One of the main ways I now use Zettelkasten is in notebooks with fixed-order pages. This means I can never sort the cards; pages remain in the order which they’re originally written in. However, maintaining the address system is still extremely useful, and allows me to have thoughts which I would not otherwise be capable of having. As I mentioned, I don’t sort my index cards that often anyway, and I feel like I lose important recency information when I do so. So losing the ability to rearrange pages was not so bad! Although, I still miss it sometimes and do still use other formats which allow me to rearrange pages appropriately.

I still mainly find Zettelkasten useful on the order of minutes, weeks, and months. After that long, my notes start to become “stale” and I’m better off starting fresh rather than continuing to build on my old note structures about a particular idea. (Old notes are still useful for reference purposes, but I very rarely add to them to further develop the ideas therein, preferring to start fresh with a new tree of ideas.)

This is partly because the Zettelkasten note structure is not very rearrangeable, and so I can’t “fix” old structures to reflect new thinking. As I’ve discussed, I’ve had better luck with digital note structures continuing to have real use over long time periods. But it’s not just that—I’ve still mainly experienced note structures “going stale” in digital formats, as well.
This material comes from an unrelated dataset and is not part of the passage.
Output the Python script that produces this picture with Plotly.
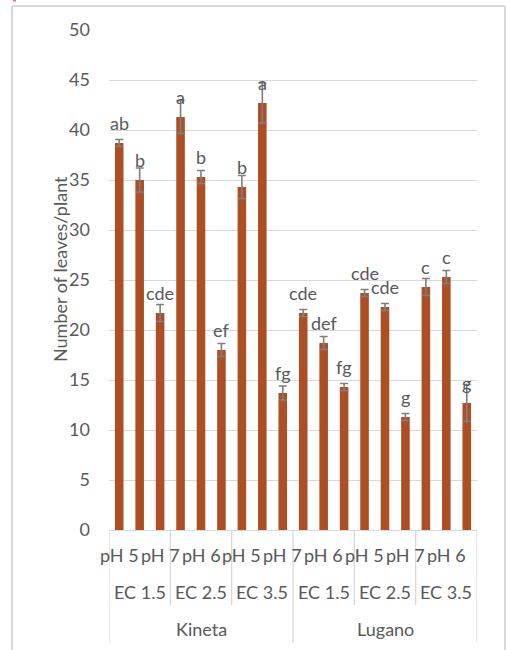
import plotly.graph_objects as go

cultivars = ["Kineta", "Lugano"]
ec_levels = ["EC 1.5", "EC 2.5", "EC 3.5"]
ph_levels = ["pH 5", "pH 6", "pH 7"]

leaves = [38.7, 35.0, 21.7, 41.3, 35.3, 18.0, 34.3, 42.7, 13.7,
          21.7, 18.7, 14.3, 23.7, 22.3, 11.3, 24.3, 25.3, 12.7]
errors = [0.35, 1.2, 0.85, 1.65, 0.65, 0.65, 1.15, 2.0, 0.7,
          0.35, 0.65, 0.35, 0.35, 0.35, 0.35, 0.85, 0.65, 1.85]
letters = ["ab", "b", "cde", "a", "b", "ef", "b", "a", "fg",
           "cde", "def", "fg", "cde", "cde", "g", "c", "c", "g"]

ph_labels = [p for c in cultivars for e in ec_levels for p in ph_levels]
xpos = list(range(len(leaves)))

GRAY = "#595959"
FONT = "Lato"
FS = 18
BAR = "#AD4F25"

fig = go.Figure()
fig.add_trace(go.Bar(
    x=xpos, y=leaves, width=0.42, marker=dict(color=BAR, line=dict(width=0)),
    error_y=dict(type="data", array=errors, visible=True, color="#7F7F7F",
                 thickness=1.6, width=4),
    hoverinfo="skip",
))

ann = []
for i, (v, t) in enumerate(zip(leaves, letters)):
    ann.append(dict(x=i, y=v, xref="x", yref="y", text=t, showarrow=False,
                    yanchor="bottom", yshift=7,
                    font=dict(family=FONT, size=FS, color=GRAY)))

# pH level labels (every other one shown, as in the original)
for i, t in enumerate(ph_labels):
    if i % 2 == 0:
        ann.append(dict(x=i, y=-0.05, xref="x", yref="paper", text=t,
                        showarrow=False, yanchor="middle",
                        font=dict(family=FONT, size=FS, color=GRAY)))
# EC labels
for ci in range(len(cultivars)):
    for ei, e in enumerate(ec_levels):
        center = ci * 9 + ei * 3 + 1
        ann.append(dict(x=center, y=-0.124, xref="x", yref="paper", text=e,
                        showarrow=False, yanchor="middle",
                        font=dict(family=FONT, size=FS, color=GRAY)))
# Cultivar labels
for ci, c in enumerate(cultivars):
    ann.append(dict(x=ci * 9 + 4, y=-0.198, xref="x", yref="paper", text=c,
                    showarrow=False, yanchor="middle",
                    font=dict(family=FONT, size=FS, color=GRAY)))

# y axis title
ann.append(dict(x=0, y=0.5, xref="paper", yref="paper", xshift=-49, yshift=11,
                text="Number of leaves/plant", textangle=-90, showarrow=False,
                xanchor="center", yanchor="middle",
                font=dict(family=FONT, size=FS, color=GRAY)))

shapes = []
for b in [-0.5, 2.5, 5.5, 8.5, 11.5, 14.5, 17.5]:
    outer = b in (-0.5, 8.5, 17.5)
    shapes.append(dict(type="line", xref="x", yref="paper", x0=b, x1=b,
                       y0=0, y1=-0.226 if outer else -0.15,
                       line=dict(color="#D9D9D9", width=1.3)))
# outer chart border
bx0 = (12 - 109) / 368
bx1 = (505 - 109) / 368
by_top = (530 - 6) / 500
by_bot = (530 - 660) / 500
shapes.append(dict(type="line", xref="paper", yref="paper",
                   x0=bx0, x1=bx0, y0=by_top, y1=by_bot,
                   line=dict(color="#D9D9D9", width=2)))
shapes.append(dict(type="line", xref="paper", yref="paper",
                   x0=bx0, x1=bx1, y0=by_top, y1=by_top,
                   line=dict(color="#D9D9D9", width=2)))
shapes.append(dict(type="line", xref="paper", yref="paper",
                   x0=bx1, x1=bx1, y0=by_top, y1=by_bot,
                   line=dict(color="#D9D9D9", width=2)))
# small red mark at top-left corner
shapes.append(dict(type="line", xref="paper", yref="paper",
                   x0=(13 - 109) / 368, x1=(16 - 109) / 368,
                   y0=(530 - 0.5) / 500, y1=(530 - 0.5) / 500,
                   line=dict(color="#FF6B6B", width=2)))

fig.update_layout(
    width=506, height=650,
    margin=dict(l=109, r=29, t=30, b=120),
    paper_bgcolor="white", plot_bgcolor="white",
    showlegend=False,
    xaxis=dict(range=[-0.5, 17.5], showticklabels=False, showgrid=False,
               zeroline=False, showline=True, linecolor="#D9D9D9",
               linewidth=1.3, ticks="", fixedrange=True),
    yaxis=dict(range=[0, 50], dtick=5, tick0=0, showgrid=True,
               gridcolor="#D9D9D9", gridwidth=1.3, zeroline=False,
               showline=False, ticks="", ticklabelstandoff=18,
               tickfont=dict(family=FONT, size=FS, color=GRAY)),
    annotations=ann,
    shapes=shapes,
    font=dict(family=FONT, color=GRAY),
)

fig.write_html("out.html")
There are two possible responses to this that I see. (1) Try to develop better techniques to make long-term useful structures. (2) Embrace the tendency, and optimize for the more immediate usefulness. I’ve tended toward (2). I worry that optimizing for (1) too much would create only hypothetical value at the cost of real value—like when you delay gratification indefinitely.

Relatedly, I still haven’t made much use of indexing.